As far as Marshall's audience knew before he spoke, the Secretary of State would merely add his bit to the usual commencement pieties. No ballyhoo had preceded him; no Washington flacks had scurried about alerting the press that a "major" statement would be forthcoming. In fact, say some who were there, neither Marshall's typically spare language nor his earnest but dry delivery awakened that gathering fully to a realization that here history was being made.

"I need not tell you, gentlemen, that the world situation is very serious," the speech blandly began. "That must be apparent to all intelligent people." Then Marshall sketched Europe's devastation and economic disruption:

"The town and city industries are not producing adequate goods to exchange with the food-producing farmer . . . People in the cities are short of food and fuel. .. The division of labor upon which the exchange of products is based is in danger of breaking down."

Europe, in short, was broke, shattered—and desperate.

In April, Marshall had come back from Moscow convinced that the Russians had every intention of exploiting Europe's misery.
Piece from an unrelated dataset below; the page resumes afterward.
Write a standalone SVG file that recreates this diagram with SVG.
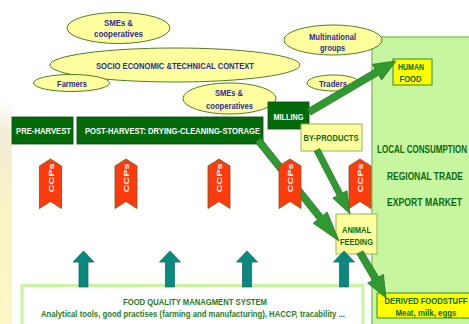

Then in May, Will Clayton, his Under Secretary for Economic Affairs, reported a rapidly worsening situation. Immediately, Marshall had given George F. Kennan and his policy planning staff two weeks to draft a plan to save Europe. Under Secretary Dean Acheson, as well as Clayton, contributed heavily to the proposals that were boiled down into the 950-word speech. Now Marshall came to the meat of it:

"The truth of the matter is that Europe's requirements for the next three or four years ... are so much greater than her present ability to pay that she must have substantial additional help or face economic, social and political deterioration of a very grave character ... Aside from the demoralizing effect on the world at large and the possibilities of disturbances arising as a result of the desperation of the people concerned, the consequences to the economy of the United States should be apparent to all. It is logical that the United States should do whatever it is able to do to assist in the return of normal economic health in the world, without which there can be no political stability and no assured peace."